3 John and Mary filed anti-SLAPP motions (Code Civ. Proc., § 425.16; all undesignated statutory references are to this code) to strike the complaint. Carl joined in Mary’s motion. The court granted the motions, striking all five causes of action. The court awarded John and Mary $8,291.50 in attorney fees and $229.75 in costs. II DISCUSSION “SLAPP is an acronym for ‘strategic lawsuit against public participation.’ [Citation.]” (Oasis West Realty, LLC v. Goldman (2011) 51 Cal.4th 811, 816, fn. 1.) In order to combat what the Legislature described as “a disturbing increase in lawsuits brought primarily to chill the valid exercise of the constitutional rights of freedom of speech and petition for redress of grievances,” it enacted section 425.16. (§ 425.16, subd. (a).) That section provides for early dismissal of a SLAPP via a special motion to strike causes of action “arising from” the exercise of the right of free speech or the right to petition. (§ 425.16, subd. (b)(1).) These are commonly known as “anti-SLAPP” motions. (Jarrow Formulas, Inc. v. LaMarche (2003) 31 Cal.4th 728, 732-733.) The determination of whether an action is a SLAPP involves a two-step process. First, the defendant bears the initial burden of demonstrating the challenged cause of action arose from protected activity set forth in subdivision (e) of section 425.16. “As used in this section, ‘act in furtherance of a person’s right of petition or free speech under the United States or California Constitution in connection with a public issue’ includes: (1) any written or oral statement or writing made before a legislative, executive, or judicial proceeding, or any other official proceeding authorized by law, (2) any written or oral statement or writing made in connection with an issue under consideration or review by a legislative, executive, or judicial body, or any other official proceeding authorized by law, (3) any written or oral statement or writing made in a place open to the public or a public forum in connection with an issue of public interest, or (4)

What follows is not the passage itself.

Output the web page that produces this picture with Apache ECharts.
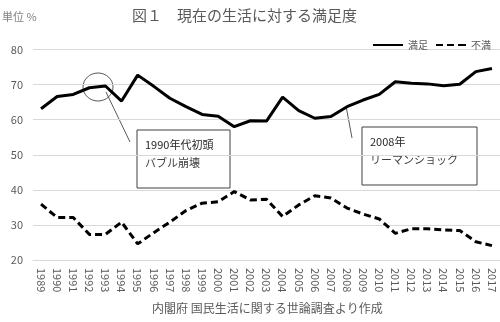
<!DOCTYPE html>
<html><head><meta charset="utf-8">
<script src="https://cdn.jsdelivr.net/npm/echarts@6/dist/echarts.min.js"></script>
<style>html,body{margin:0;padding:0;background:#fff}#c{width:500px;height:322px}</style>
</head><body><div id="c"></div>
<script>
const years = ['1989','1990','1991','1992','1993','1994','1995','1996','1997','1998','1999','2000','2001','2002','2003','2004','2005','2006','2007','2008','2009','2010','2011','2012','2013','2014','2015','2016','2017'];
const satisfied = [63.1,66.6,67.2,69.1,69.6,65.3,72.7,69.5,66.1,63.7,61.5,61.0,58.0,59.7,59.6,66.4,62.6,60.4,60.9,63.7,65.6,67.2,70.8,70.4,70.2,69.7,70.1,73.7,74.6];
const dissatisfied = [35.9,32.1,32.1,27.3,27.3,30.8,24.6,27.8,30.8,34.1,36.2,36.6,39.5,37.1,37.3,32.4,35.7,38.3,37.7,34.8,33.1,31.7,27.6,28.9,28.9,28.6,28.4,25.2,24.1];
const seriesNames = ['満足','不満'];
const titleText = '図１　現在の生活に対する満足度';
const unitText = '単位 %';
const sourceText = '内閣府 国民生活に関する世論調査より作成';
const note1 = ['1990年代初頭','バブル崩壊'];
const note2 = ['2008年','リーマンショック'];

const font = '"Noto Sans CJK JP", "Noto Sans", sans-serif';
const chart = echarts.init(document.getElementById('c'));
chart.setOption({
  animation: false,
  backgroundColor: '#fff',
  textStyle: {fontFamily: font},
  title: {text: titleText, left: 127, top: 3,
    textStyle: {fontFamily: font, fontSize: 15, fontWeight: 'normal', color: '#595959'}},
  legend: {right: 4, top: 35, itemWidth: 30, itemHeight: 10, itemGap: 8,
    textStyle: {fontFamily: font, fontSize: 10, color: '#595959'},
    data: [
      {name: seriesNames[0], icon: 'path://M0,4 L30,4 L30,6 L0,6 Z'},
      {name: seriesNames[1], icon: 'path://M0,4 L7,4 L7,6 L0,6 Z M11,4 L18,4 L18,6 L11,6 Z M22,4 L30,4 L30,6 L22,6 Z'}
    ]},
  grid: {left: 33, right: 0, top: 49.5, bottom: 62, containLabel: false},
  xAxis: {type: 'category', data: years, boundaryGap: true,
    axisLine: {show: true, lineStyle: {color: '#d9d9d9'}},
    axisTick: {show: false},
    axisLabel: {rotate: -90, interval: 0, fontSize: 11, color: '#595959', margin: 8, fontFamily: font}},
  yAxis: {type: 'value', min: 20, max: 80, interval: 10,
    axisLine: {show: false}, axisTick: {show: false},
    splitLine: {lineStyle: {color: '#d9d9d9', width: 1}},
    axisLabel: {fontSize: 11, color: '#595959', margin: 10, fontFamily: font}},
  series: [
    {name: seriesNames[0], type: 'line', data: satisfied, symbol: 'none',
      lineStyle: {color: '#000', width: 3}, itemStyle: {color: '#000'}},
    {name: seriesNames[1], type: 'line', data: dissatisfied, symbol: 'none',
      lineStyle: {color: '#000', width: 3, type: [7, 4]}, itemStyle: {color: '#000'}}
  ],
  graphic: [
    {type: 'text', left: 2, top: 11, style: {text: unitText, fontSize: 11, fill: '#7f7f7f', fontFamily: font}},
    {type: 'text', left: 152, top: 302, style: {text: sourceText, fontSize: 12, fill: '#595959', fontFamily: font}},
    {type: 'ellipse', shape: {cx: 98, cy: 87, rx: 15, ry: 14}, style: {fill: 'none', stroke: '#595959', lineWidth: 1}},
    {type: 'line', shape: {x1: 106, y1: 92, x2: 130, y2: 142}, style: {stroke: '#595959', lineWidth: 1}},
    {type: 'rect', shape: {x: 137, y: 130, width: 93, height: 58}, style: {fill: '#fff', stroke: '#404040', lineWidth: 1}},
    {type: 'text', x: 145, y: 139, style: {text: note1[0], fontSize: 11, fill: '#262626', fontFamily: font}},
    {type: 'text', x: 145, y: 157, style: {text: note1[1], fontSize: 11, fill: '#404040', fontFamily: font}},
    {type: 'line', shape: {x1: 346, y1: 106, x2: 352, y2: 138}, style: {stroke: '#595959', lineWidth: 1}},
    {type: 'rect', shape: {x: 362, y: 127, width: 115, height: 58}, style: {fill: '#fff', stroke: '#404040', lineWidth: 1}},
    {type: 'text', x: 370, y: 136, style: {text: note2[0], fontSize: 11, fill: '#262626', fontFamily: font}},
    {type: 'text', x: 370, y: 154, style: {text: note2[1], fontSize: 11, fill: '#404040', fontFamily: font}}
  ]
});
</script></body></html>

4 any other conduct in furtherance of the exercise of the constitutional right of petition or the constitutional right of free speech in connection with a public issue or an issue of public interest.” (§ 425.16, subd. (e).) “[T]he the statutory phrase ‘cause of action . . . arising from’ means simply that the defendant’s act underlying the plaintiff’s cause of action must itself have been an act in furtherance of the right of petition or free speech. [Citation.] In the anti-SLAPP context, the critical point is whether the plaintiff’s cause of action itself was based on an act in furtherance of the defendant’s right of petition or free speech. [Citations.]” (City of Cotati v.